# Metric gears for 1920 (that's the year) lathe



## AGCB97 (Feb 25, 2021)

I actually started this over 4 years ago but other stuff got in the way. I've wished I could make metric threads several times in the last few months so figured before another time came and went I would get this done for the next time.

My lathe has a unique quick change gear set up. There is a combination of 3 case gears (1-2, 2-1, 1-4, 4-1 and even) and there is a disk gear which is really 8 gears on a rotating disk. both are seen here.




So what I did was make a special case gear to change the ratio of the feed rod to very closely match the 4 most common metric threads.



















All I need to do is put a band around the edge to keep wandering fingers out.

Thanks
Aaron


----------



## benmychree (Feb 25, 2021)

Very clever solution for a difficult situation.


----------



## brino (Feb 25, 2021)

Brilliant Aaron!

Thanks for sharing this.

-brino


----------



## AGCB97 (Feb 28, 2021)

As I tried to cut a few threads I found as others have that picking up the thread on the second and following passes is a problem. I read  Martin Cleeve's book "Screwcutting in the Lathe" and after nearly 10 pages of his discussion on this he basically said "leave the half nuts engaged and move the carriage with the spindle in reverse". So I tried that but the main problem is my lathe coasts to a stop very slowly (while the tool is headed for something not good)! Using back gear to slow things down just adds greatly to the time spent. Also, in order to run it in reverse, one has to pull a long lever rod on the motor and then hit the power switch at just the right time. I've never seen one like this and although it does work, it is not convenient! The drum switch does nothing in reverse.




On this or another site, someone had mentioned that a 3 phase motor and VFD with all of its features would make it much better. So I ran out to the motor stash to see if there was a 3-phase motor of suitable size and configuration. Much to my delight I found a brand new 1 ½ HP TEFC    3-phase motor.  As close as I can see it even has the correct shaft size but if not, a 3” pulley is no problem.




The single phase 220 volt motor that is on it now is hardwired in a box right behind the lathe so power for the VFD will be easy. I'll put a 2 pole toggle switch to control power to the VFD with a night light bulb for a 'power on' indicator all within easy reach right in front of the operator.

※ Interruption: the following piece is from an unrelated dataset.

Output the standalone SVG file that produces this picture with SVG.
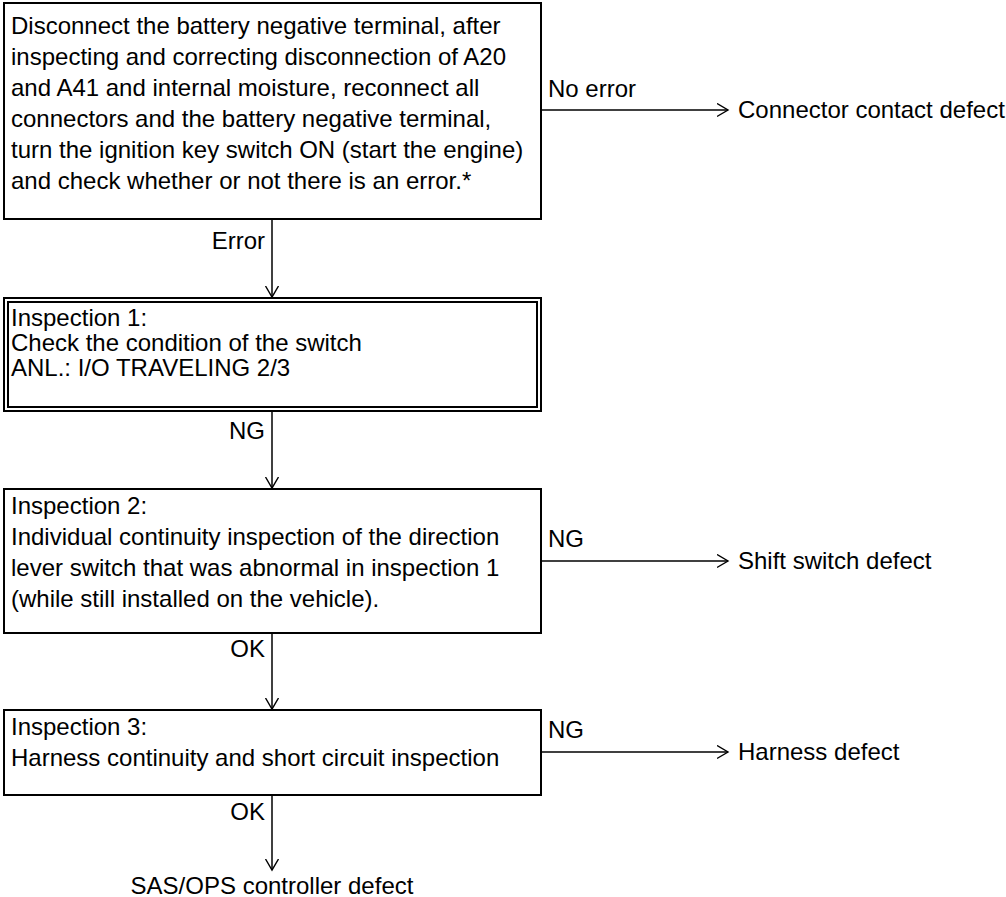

I was hoping to get another VFD just like the one I put on the Powermatic drill press a few years ago so went directly to Amazon where it was found but at half again the price of the last one I bought. Initially disappointed about the money I searched on EBAY, where most were at same price and not too many sellers. Then stumbled onto a seller that had one on sale with 14 hours remaining till sale end and at less than I paid 3 years ago. Pushed the button and it's on the way. I looked at that same site this morning and it had gone up by $20. It's a XSY-AT1, 2 HP unit with all controls like start/stop, FWD/REV, and speed control knob built into the panel so no additional wiring to do.

I'm thinking that the lathe can be run at a reasonable speed as I'm used to threading with and then as it nears the end of the cut, slow it down and then let the braking stop it in comfort.  Then back out the tool and reverse, again at a good clip but with comfort just before the stop.

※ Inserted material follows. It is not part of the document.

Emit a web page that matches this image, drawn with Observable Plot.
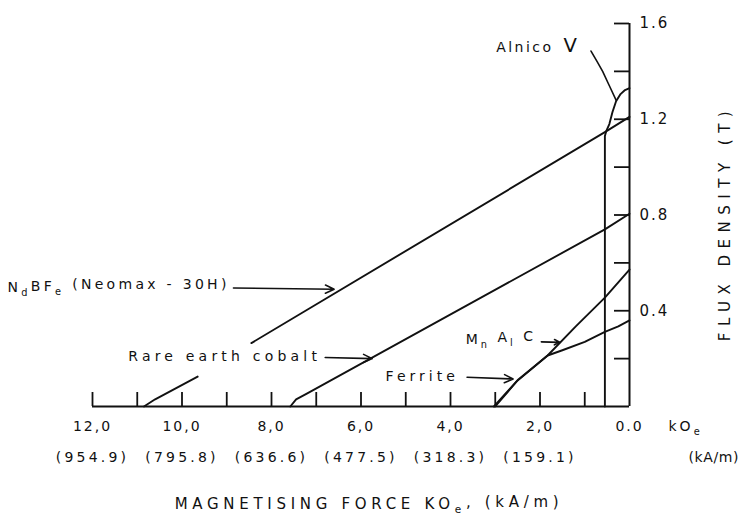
<!DOCTYPE html>
<html>
<head>
<meta charset="utf-8">
<script src="https://cdn.jsdelivr.net/npm/d3@7"></script>
<script src="https://cdn.jsdelivr.net/npm/@observablehq/plot@0.6"></script>
<style>
  html, body { margin: 0; padding: 0; background: #fff; }
  #chart svg { display: block; }
</style>
</head>
<body>
<div id="chart"></div>
<script>
// Second-quadrant demagnetisation curves: H in kOe (plotted leftwards), B in tesla.
const ndbfe = [[10.85, 0], [10.6, 0.03], [9.65, 0.125], [NaN, NaN], [8.45, 0.265], [0.55, 1.146], [0, 1.21]];
const rareEarthCobalt = [[7.58, 0], [7.45, 0.03], [7.2, 0.055], [0.55, 0.74], [0, 0.805]];
const mnalc = [[3.03, 0], [2.52, 0.105], [1.83, 0.213], [1.2, 0.335], [0.55, 0.455], [0, 0.572]];
const ferrite = [[3.0, 0], [2.49, 0.112], [1.83, 0.213], [1.5, 0.235], [1.0, 0.27], [0.55, 0.312], [0.25, 0.335], [0, 0.36]];
const alnicoV = [[0.55, 0], [0.55, 1.13], [0.52, 1.15], [0.45, 1.18], [0.38, 1.23], [0.3, 1.275], [0.2, 1.305], [0.1, 1.322], [0, 1.33]];

// Axis ticks and labels
const xTicks = [12, 11, 10, 9, 8, 7, 6, 5, 4, 3, 2, 1];
const xLabelValues = [12, 10, 8, 6, 4, 2, 0];
const kOeLabels = ["12,0", "10,0", "8,0", "6,0", "4,0", "2,0", "0.0"];
const kAmLabels = ["(954.9)", "(795.8)", "(636.6)", "(477.5)", "(318.3)", "(159.1)"];
const yTicks = [0.2, 0.4, 0.6, 0.8, 1.0, 1.2, 1.4, 1.6];
const yLabelValues = [0.4, 0.8, 1.2, 1.6];
const yLabels = ["0.4", "0.8", "1.2", "1.6"];

// Curve annotations (anchored in H/B units) and their pointers
const annotations = [
  {text: "NdBFe (Neomax - 30H)", h: 13.9, b: 0.495},
  {text: "Rare earth cobalt", h: 11.2, b: 0.209},
  {text: "Ferrite", h: 5.45, b: 0.125},
  {text: "MnAlC", h: 3.66, b: 0.28},
  {text: "Alnico V", h: 2.98, b: 1.50}
];
const pointers = [
  {h1: 8.85, b1: 0.495, h2: 6.6, b2: 0.49},
  {h1: 6.8, b1: 0.205, h2: 5.75, b2: 0.2},
  {h1: 3.63, b1: 0.122, h2: 2.6, b2: 0.115},
  {h1: 1.97, b1: 0.27, h2: 1.55, b2: 0.268}
];
const alnicoLeader = [[0.86, 1.485], [0.72, 1.44], [0.6, 1.40], [0.45, 1.34], [0.3, 1.28]];

const curves = [
  ["NdBFe", ndbfe], ["Rare earth cobalt", rareEarthCobalt], ["MnAlC", mnalc],
  ["Ferrite", ferrite], ["Alnico V", alnicoV]
].flatMap(([series, pts]) => pts.map(([h, b]) => ({series, h, b})));

const xTitle = "MAGNETISING FORCE KOe, (kA/m)";
const yTitle = "FLUX DENSITY (T)";

const ink = "#111";

const chart = Plot.plot({
  width: 741,
  height: 524,
  marginLeft: 92,
  marginRight: 112,
  marginTop: 23,
  marginBottom: 118,
  x: {domain: [12, 0], axis: null},
  y: {domain: [0, 1.6], axis: null},
  style: {fontFamily: "'DejaVu Sans', sans-serif", fontSize: "14px", color: ink, background: "#fff", overflow: "visible", letterSpacing: "2px"},
  marks: [
    // frame: baseline and right-hand B axis
    Plot.ruleY([0], {x1: 12, x2: 0, stroke: ink, strokeWidth: 2}),
    Plot.ruleX([0], {y1: 0, y2: 1.6, stroke: ink, strokeWidth: 2}),
    // inward ticks
    Plot.ruleX(xTicks, {x: d => d, y1: 0, y2: 0, insetBottom: 14, stroke: ink, strokeWidth: 1.8}),
    Plot.ruleY(yTicks, {y: d => d, x1: 0, x2: 0, insetRight: 15, stroke: ink, strokeWidth: 1.8}),
    // tick labels
    Plot.text(xLabelValues, {x: d => d, y: 0, dy: 20, text: (d, i) => kOeLabels[i], fill: ink, fontSize: 14}),
    Plot.text(kAmLabels, {x: (d, i) => xLabelValues[i], y: 0, dy: 51, text: d => d, fill: ink, fontSize: 14}),
    Plot.text(["kOe"], {x: 0, y: 0, dx: 39, dy: 20, text: d => d, textAnchor: "start", fill: ink, fontSize: 14}),
    Plot.text(["(kA/m)"], {x: 0, y: 0, dx: 59, dy: 51, text: d => d, textAnchor: "start", fill: ink, fontSize: 14}),
    Plot.text(yLabelValues, {x: 0, y: d => d, dx: 10, text: (d, i) => yLabels[i], textAnchor: "start", fill: ink, fontSize: 15}),
    // axis titles
    Plot.text([xTitle], {frameAnchor: "bottom", textAnchor: "middle", dx: 8, dy: 102, text: d => d, fill: ink, fontSize: 15}),
    Plot.text([yTitle], {frameAnchor: "right", textAnchor: "middle", dx: 96, dy: 8, rotate: -90, text: d => d, fill: ink, fontSize: 15}),
    // curves
    Plot.line(curves, {x: "h", y: "b", z: "series", stroke: ink, strokeWidth: 1.9, curve: "linear"}),
    // annotations
    Plot.line(alnicoLeader, {x: d => d[0], y: d => d[1], stroke: ink, strokeWidth: 1.6}),
    Plot.arrow(pointers, {x1: "h1", y1: "b1", x2: "h2", y2: "b2", stroke: ink, strokeWidth: 1.6, headLength: 9, headAngle: 50}),
    Plot.text(annotations, {x: "h", y: "b", text: "text", textAnchor: "start", fill: ink, fontSize: 14})
  ]
});

// Letter spacing, subscripts and enlarged letters for the lettered labels
const lettering = {
  "NdBFe (Neomax - 30H)": {spacing: 3.3, parts: [["N"], ["d", "sub"], ["BF"], ["e", "sub"], [" (Neomax - 30H)"]]},
  "Rare earth cobalt": {spacing: 4.2},
  "Ferrite": {spacing: 4},
  "MnAlC": {spacing: 3, parts: [["M"], ["n", "sub"], [" A"], ["l", "sub"], [" C"]]},
  "Alnico V": {spacing: 2.5, parts: [["Alnico "], ["V", "big"]]},
  "kOe": {spacing: 3, parts: [["kO"], ["e", "sub"]]},
  "(kA/m)": {spacing: 0.6},
  "(954.9)": {spacing: 3.2}, "(795.8)": {spacing: 3.2}, "(636.6)": {spacing: 3.2},
  "(477.5)": {spacing: 3.2}, "(318.3)": {spacing: 3.2}, "(159.1)": {spacing: 3.2},
  [xTitle]: {spacing: 4.7, parts: [["MAGNETISING FORCE KO"], ["e", "sub"], [", (kA/m)"]]},
  [yTitle]: {spacing: 6.5}
};

d3.select(chart).selectAll("text").each(function () {
  const fmt = lettering[this.textContent];
  if (!fmt) return;
  const el = d3.select(this).attr("letter-spacing", fmt.spacing + "px");
  if (!fmt.parts) return;
  el.text(null);
  let lowered = false;
  for (const [str, kind] of fmt.parts) {
    const ts = el.append("tspan").text(str);
    if (kind === "sub") {
      ts.attr("font-size", "0.7em");
      if (!lowered) { ts.attr("dy", "0.4em"); lowered = true; }
    } else {
      if (lowered) { ts.attr("dy", "-0.4em"); lowered = false; }
      if (kind === "big") ts.attr("font-size", "1.4em").attr("dx", 3);
    }
  }
});

document.getElementById("chart").append(chart);
</script>
</body>
</html>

Can't wait to hook it up and have another try.

Thanks
Aaron


----------



## Winegrower (Feb 28, 2021)

Really clever, because back in 1920 there wasn't any metric.    Was there?


----------



## mattthemuppet2 (Feb 28, 2021)

that's a really interesting QCGB - I'm guessing you rotate the disk to bring one of the 8 gears into mesh? I like the 47/37 interconversion gear set up, very neat solution. Neat to have a spare 3ph motor in the "stash" too 

For metric threading you *can* open the halfnuts, as long as you can stop the spindle before a whole revolution of the threading dial. You can then back the tool out, reverse the spindle (by hand if necessary) until the point you disengaged the half nuts comes back around, then close the half nuts and continue reversing the carriage back to the start of the cut. A little more faffing around, but it makes it easier to thread to a shoulder.


----------



## AGCB97 (Mar 7, 2021)

Yesterday I got the 3-phase motor installation done with VFD control.




Also put the safety guard on the gear set.

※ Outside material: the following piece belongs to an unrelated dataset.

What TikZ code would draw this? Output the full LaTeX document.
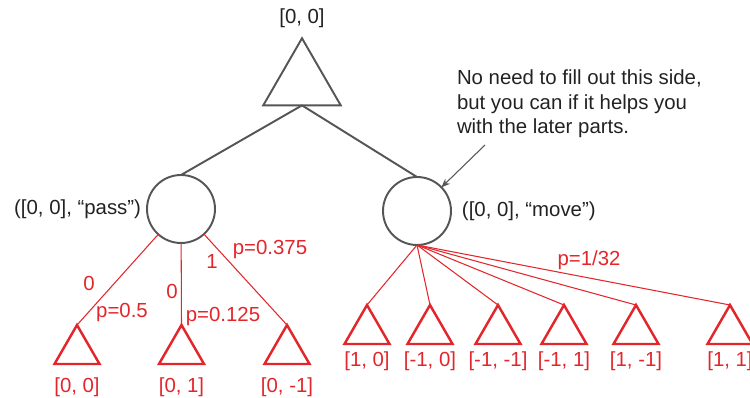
\documentclass[tikz,border=0pt]{standalone}
\usepackage{fontspec}
\setmainfont{Liberation Sans}
\usetikzlibrary{shapes.geometric, positioning, arrows.meta}
\definecolor{treered}{HTML}{E3262B}
\definecolor{treegray}{HTML}{555555}
\definecolor{textgray}{HTML}{222222}

\begin{document}
\begin{tikzpicture}[
    x=0.02cm, y=-0.02cm,
    font=\fontsize{11.6}{13.9}\selectfont,
    every node/.style={inner sep=0pt, outer sep=0pt, text=textgray},
    maxnode/.style={regular polygon, regular polygon sides=3, draw=treegray, line width=1.1pt, minimum size=1.79cm},
    chance/.style={circle, draw=treegray, line width=1.1pt, minimum size=1.36cm},
    leaf/.style={regular polygon, regular polygon sides=3, draw=treered, line width=1.4pt, minimum size=1.04cm},
    redtext/.style={text=treered},
    redline/.style={draw=treered, line width=0.6pt},
    grayline/.style={draw=treegray, line width=1.1pt},
    notearrow/.style={draw=treegray, line width=0.6pt, -{Stealth[length=5pt, width=4pt]}}
]
   \useasboundingbox (0,0) rectangle (750,398);

   % Root and chance nodes
   \node[maxnode] (root) at (302,83) {};
   \node (rootval) [above=0.22cm of root] {[0, 0]};
   \node[chance] (pass) at (181,209) {};
   \node[chance] (move) at (417,211) {};
   \node (passval) [left=0.12cm of pass] {([0, 0], “pass”)};
   \node (moveval) [right=0.22cm of move] {([0, 0], “move”)};

   \draw[grayline] (root.south) -- (pass.north);
   \draw[grayline] (root.south) -- (move.north);

   % Note
   \node[align=left, anchor=north west] (note) at (457,70)
      {No need to fill out this side,\\but you can if it helps you\\with the later parts.};
   \coordinate (notetail) at (485,145);
   \draw[notearrow] (notetail) -- (move);

   % Leaves under "pass"
   \foreach \x/\lab [count=\i] in {77/{[0, 0]}, 181.5/{[0, 1]}, 287/{[0, -1]}} {
      \node[leaf] (p\i) at (\x,351) {};
      \node[redtext] (pv\i) [below=0.28cm of p\i] {\lab};
      \draw[redline] (pass) -- (p\i.north);
   }
   \node[redtext] (e1) at (89,283) {0};
   \node[redtext] (pr1) at (122,312) {p=0.5};
   \node[redtext] (e2) at (172,291) {0};
   \node[redtext] (pr2) at (223,316) {p=0.125};
   \node[redtext] (e3) at (212,261) {1};
   \node[redtext] (pr3) at (270,250) {p=0.375};

   % Leaves under "move"
   \foreach \x/\lab [count=\i] in {367/{[1, 0]}, 430/{[-1, 0]}, 498/{[-1, -1]}, 564/{[-1, 1]}, 636/{[1, -1]}, 730/{[1, 1]}} {
      \node[leaf] (m\i) at (\x,331) {};
      \node[redtext] (mv\i) [below=0.15cm of m\i] {\lab};
      \draw[redline] (move.south) -- (m\i.north);
   }
   \node[redtext] (pr4) at (589,260) {p=1/32};
\end{tikzpicture}
\end{document}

Also looked into the endplay issue with the lead screw. Whatever type of thrust control devise was on the right end, is no longer, but found that installing a thrust roller bearing will be easy, so one is on the way for next week.

Very good day yesterday!

Aaron


----------



## jwmelvin (Mar 7, 2021)

The cover looks great. Nice progress; having a thrust bearing will be good.


----------



## AGCB97 (Oct 22, 2021)

Yesterday I cut a 25 x 1.0 mm thread on a shaft for the 'tool & cutter grinder' project. Everything worked great. I'm so happy!  
Aaron


----------